Look at old magazines and they’re full of ads dense with copy, making the comprehensive case for this line of suits or that brand of soap. Needless to say, a lot of the argument was hooey. Now look at a contemporary magazine — there’s not much copy at all, just a lush photograph of a sexy person, and a the name of some fashion brand or household product. You can’t call that argument hooey, because it isn’t an argument. The pitch is almost entirely in the mind of the consumer.

I’ve been looking forward to Mad Men quite a bit. And I have to admit that, overall, I actually thought the episode was pretty disappointing. The characters seem a little too familiar, the plot-arc setups a little too obvious. (Ah, so here is the Dreiser-ish quasi-innocent young woman who’s a little too anxious to be defiled by the icky young rogue! Etc.) But it’s too soon to say. In a way, reviewing the first episode of a TV series like this one is like reviewing the first chapter of a novel. Presumably, we’ll get a fuller picture of what the creators are up to over time.

The show has been positioned — or has been interpreted — as being about the bygone days when advertising agencies were all-powerful.
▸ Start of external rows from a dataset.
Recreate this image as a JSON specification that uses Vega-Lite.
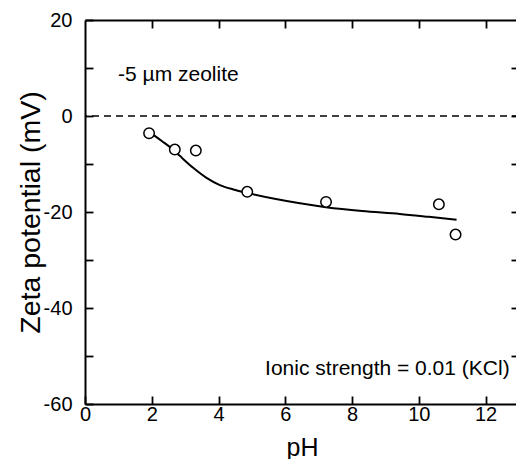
{
  "$schema": "https://vega.github.io/schema/vega-lite/v6.json",
  "width": 434,
  "height": 384,
  "autosize": {"type": "none"},
  "padding": {"left": 85, "top": 20, "right": 0, "bottom": 55},
  "background": "white",
  "config": {
    "view": {"stroke": null},
    "font": "Liberation Sans",
    "axis": {
      "grid": false,
      "domainColor": "black",
      "domainWidth": 2,
      "tickColor": "black",
      "tickWidth": 1.8,
      "tickSize": -8,
      "labelColor": "black",
      "titleColor": "black",
      "labelFont": "Liberation Sans",
      "titleFont": "Liberation Sans",
      "labelFontSize": 20,
      "titleFontSize": 25,
      "titleFontWeight": "normal"
    }
  },
  "resolve": {"axis": {"x": "independent", "y": "independent"}},
  "layer": [
    {
      "data": {"values": [{"ref": 0}]},
      "mark": {"type": "rule", "strokeDash": [7, 5], "strokeWidth": 1.5, "color": "black"},
      "encoding": {
        "y": {"field": "ref", "type": "quantitative", "scale": {"domain": [-60, 20], "nice": false}, "axis": null}
      }
    },
    {
      "data": {"values": [
        {"pH": 1.92, "zeta": -3.3},
        {"pH": 2.3, "zeta": -5.2},
        {"pH": 2.64, "zeta": -7.0},
        {"pH": 2.84, "zeta": -8.3},
        {"pH": 3.24, "zeta": -10.8},
        {"pH": 3.64, "zeta": -12.9},
        {"pH": 4.04, "zeta": -14.4},
        {"pH": 4.44, "zeta": -15.3},
        {"pH": 4.84, "zeta": -16.0},
        {"pH": 5.64, "zeta": -17.2},
        {"pH": 6.44, "zeta": -18.2},
        {"pH": 7.22, "zeta": -19.0},
        {"pH": 8.3, "zeta": -19.8},
        {"pH": 9.43, "zeta": -20.4},
        {"pH": 10.3, "zeta": -21.0},
        {"pH": 11.13, "zeta": -21.6}
      ]},
      "mark": {"type": "line", "color": "black", "strokeWidth": 2, "interpolate": "monotone"},
      "encoding": {
        "x": {"field": "pH", "type": "quantitative", "scale": {"domain": [0, 13], "nice": false},
              "axis": {"orient": "top", "values": [2, 4, 6, 8, 10, 12], "labels": false, "title": null}},
        "y": {"field": "zeta", "type": "quantitative", "scale": {"domain": [-60, 20], "nice": false},
              "axis": {"orient": "right", "values": [-50, -40, -30, -20, -10, 0, 10], "labels": false, "title": null}}
      }
    },
    {
      "data": {"values": [
        {"pH": 1.92, "zeta": -3.6},
        {"pH": 2.69, "zeta": -7.0},
        {"pH": 3.32, "zeta": -7.2},
        {"pH": 4.86, "zeta": -15.8},
        {"pH": 7.22, "zeta": -17.9},
        {"pH": 10.6, "zeta": -18.4},
        {"pH": 11.1, "zeta": -24.7}
      ]},
      "mark": {"type": "point", "shape": "circle", "filled": false, "size": 110, "stroke": "black", "strokeWidth": 1.5, "fill": "white", "fillOpacity": 1, "opacity": 1},
      "encoding": {
        "x": {"field": "pH", "type": "quantitative", "scale": {"domain": [0, 13], "nice": false},
              "axis": {"orient": "bottom", "values": [0, 2, 4, 6, 8, 10, 12], "title": "pH", "labelPadding": 8, "titlePadding": 11, "labelFlush": false}},
        "y": {"field": "zeta", "type": "quantitative", "scale": {"domain": [-60, 20], "nice": false},
              "axis": {"orient": "left", "values": [-60, -50, -40, -30, -20, -10, 0, 10, 20],
                       "labelExpr": "datum.value % 20 == 0 ? '' + datum.value : ''",
                       "title": "Zeta potential (mV)", "titleFontSize": 28.5, "labelPadding": 21, "titlePadding": -2, "labelFlush": false}}
      }
    },
    {
      "data": {"values": [
        {"pH": 0.99, "zeta": 8.6, "label": "-5 µm zeolite"}
      ]},
      "mark": {"type": "text", "fontSize": 21, "color": "black", "baseline": "middle", "align": "left", "font": "Liberation Sans"},
      "encoding": {
        "x": {"field": "pH", "type": "quantitative", "scale": {"domain": [0, 13], "nice": false}, "axis": null},
        "y": {"field": "zeta", "type": "quantitative", "scale": {"domain": [-60, 20], "nice": false}, "axis": null},
        "text": {"field": "label"}
      }
    },
    {
      "data": {"values": [
        {"pH": 12.72, "zeta": -52.7, "label": "Ionic strength = 0.01 (KCl)"}
      ]},
      "mark": {"type": "text", "fontSize": 21, "color": "black", "baseline": "middle", "align": "right", "font": "Liberation Sans"},
      "encoding": {
        "x": {"field": "pH", "type": "quantitative", "scale": {"domain": [0, 13], "nice": false}, "axis": null},
        "y": {"field": "zeta", "type": "quantitative", "scale": {"domain": [-60, 20], "nice": false}, "axis": null},
        "text": {"field": "label"}
      }
    }
  ]
}
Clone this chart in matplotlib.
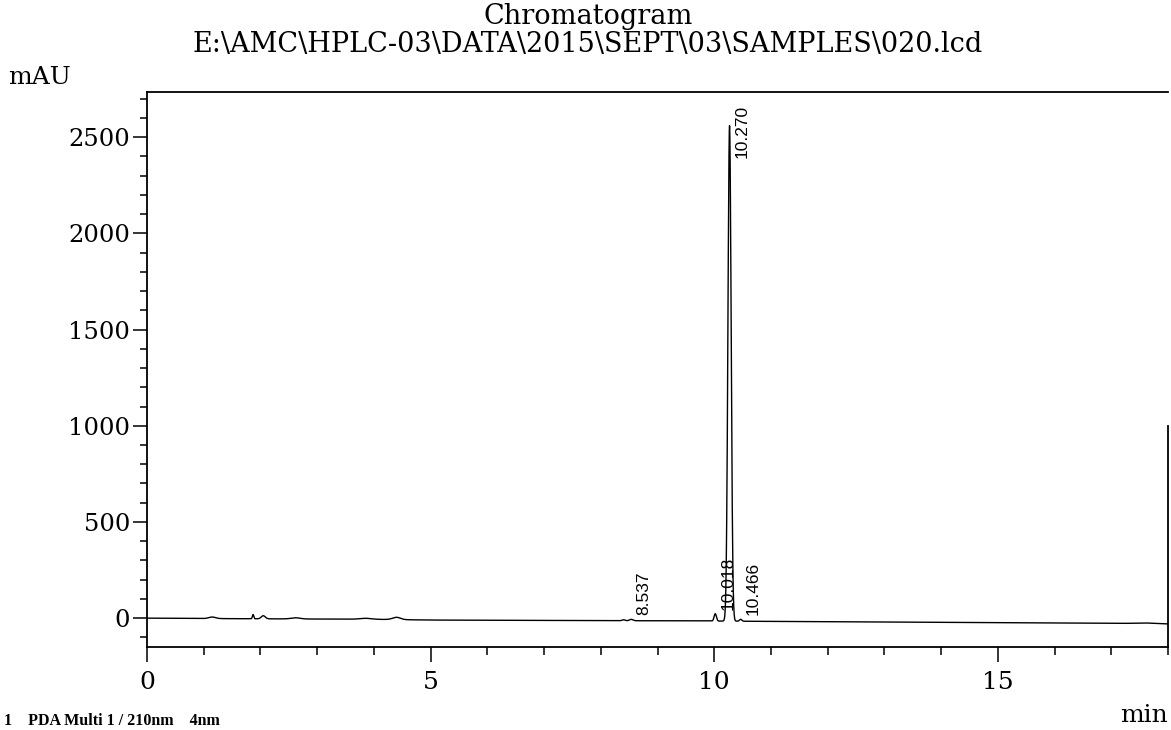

In this instance, they will keep Americans smoking no matter what Reader’s Digest has to say, because they swinger a bigger stick than science and the media combined. This implies, of course, a gullible public, easily manipulated (no Internet access to save them!) by clever bad guys who knew they were lying and enjoyed doing it. I have no idea what the show’s real motives are on this score. If it ends up pandering to the audience by presenting 1960 as an era of venal stupidity, unlike our own supposedly enlightened times, I’ll be disappointed.

But this is the other reason I liked that meeting with the tobacco client. Even within the context of the somewhat ham-handed first episode, the all-powerful and evil manipulator theory is obviously incomplete. Yes, the admen are peddling tobacco and working to gloss over negative facts about the stuff. But the important point is that as they do so — they’re all smoking like fiends themselves.

What’s that about? If these amoral persuasion wizards are smart enough to hoodwink the public into doing something they personally know is bad, then why aren’t they smart enough to avoid doing it themselves?

This gets at something that’s probably been true of commercial persuaders from P.T. Barnum to the present moment: The game is not brainwashing people, but rather in providing them with rationales. It’s not about fooling people, it’s about letting people fool themselves. Sometimes the less you say, the better — “It’s toasted” — because we’ll make a stronger case to ourselves than any cleverly written ad copy ever could.

As Barnum knew, most of us are quite good at fooling ourselves. Even ad professionals. Or maybe — could it be? — especially ad professionals.

Further diversion may be found at MKTG Tumblr, and the Consumed Facebook page.

Reader Comments

I like the show so far too, especially the client scene. The drinking at work thing was also interesting. (Was that a huge pitcher of Bloody Mary’s in the meeting with the department store head?)

But I was disappointed with the other big speech of the episode, where the cynical protagonist tells the client that love is a fantasy created by ad guys. I can believe that he might believe it, because he’s clearly pretty detached from the world and maybe arrogant enough to believe he could dream up love as a pitch. But wouldn’t the client bring up Shakespeare, or Jane Austen, or anybody else from a pre-advertising era who talked about love? Unless she was so charmed that she stopped thinking for a few minutes — which would be in keeping with the rest of the show.

#1 
Written By Cindy on July 23rd, 2007 @ 11:47 am

That’s true. That other big speech is a good example of the pandering thing, I think — “see what bad guys these people were (and maybe are)”? But maybe they’ll get more subtle and nuanced over time. It’s a good setting and idea, so let’s hope…

#2 
Written By murketing on July 24th, 2007 @ 2:16 pm

Argree with both of your thoughts. The meat was really missing in the “impactful” scenes but I did love the trip into the time machine of 1960s.

Be on the lookout for more shows on TV about the advertising world in the near future.